The Eurozone reported weak growth of just 0.1% for the final quarter of 2019 earlier today, with the regional economy hit by economic shrinkage in major players France and Italy. It is expected that Germany too will join in with negative GDP figures when it publishes its data next month.

Spain was the surprise package in today’s raft of economic data. Having grown by 0.4% in Q3, it managed a further 0.5% growth in Q4, bringing it up to 1.8% gained since the last quarter of 2018.

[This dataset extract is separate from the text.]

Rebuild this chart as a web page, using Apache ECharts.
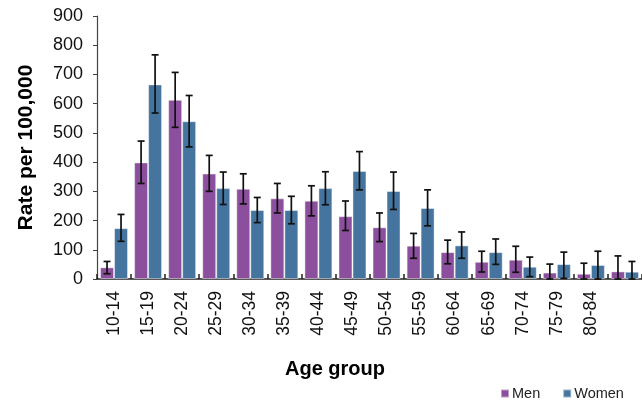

For France, the ongoing issues of political uncertainty – particularly revolving around strike action against pensions and salaries – has led to a fourth quarter plunge to -0.1% GDP. This is down from the 0.3% GDP growth in Q3 and double the estimated level of contraction. Despite this, Allianz bank still believes that France will see its Gross Domestic Product growth by 1.2% more in 2020 than it did last year.

In Italy, political division is commonplace, but large debts and hostility towards the European Central Bank have been the main issues over the past 18 months. Continuing this headache, the Istituto Nazionale di Statistica (ISTAT) reported that a drop in domestic demand was to blame for the -0.3% GDP in Q4 2019. This figure is the country’s worst since Q1 2013, and means Italian GDP made no gains since the end of 2018.

Given its poor performance, the International Monetary Fund has also waded in on the situation. With Italy the weakest forecasted EU nation for growth over the next three years, the IMF has made proposals surrounding wages, competition, and other financial inefficiency, but with a coalition government it will be hard for Italy to proceed with one clear direction of policy.

April will be an important time for France but especially Italy. With both nations reporting negative GDP figures last quarter, another negative three-month spell will officially mean recession; a blow to an economy but a hammer-blow to political credibility.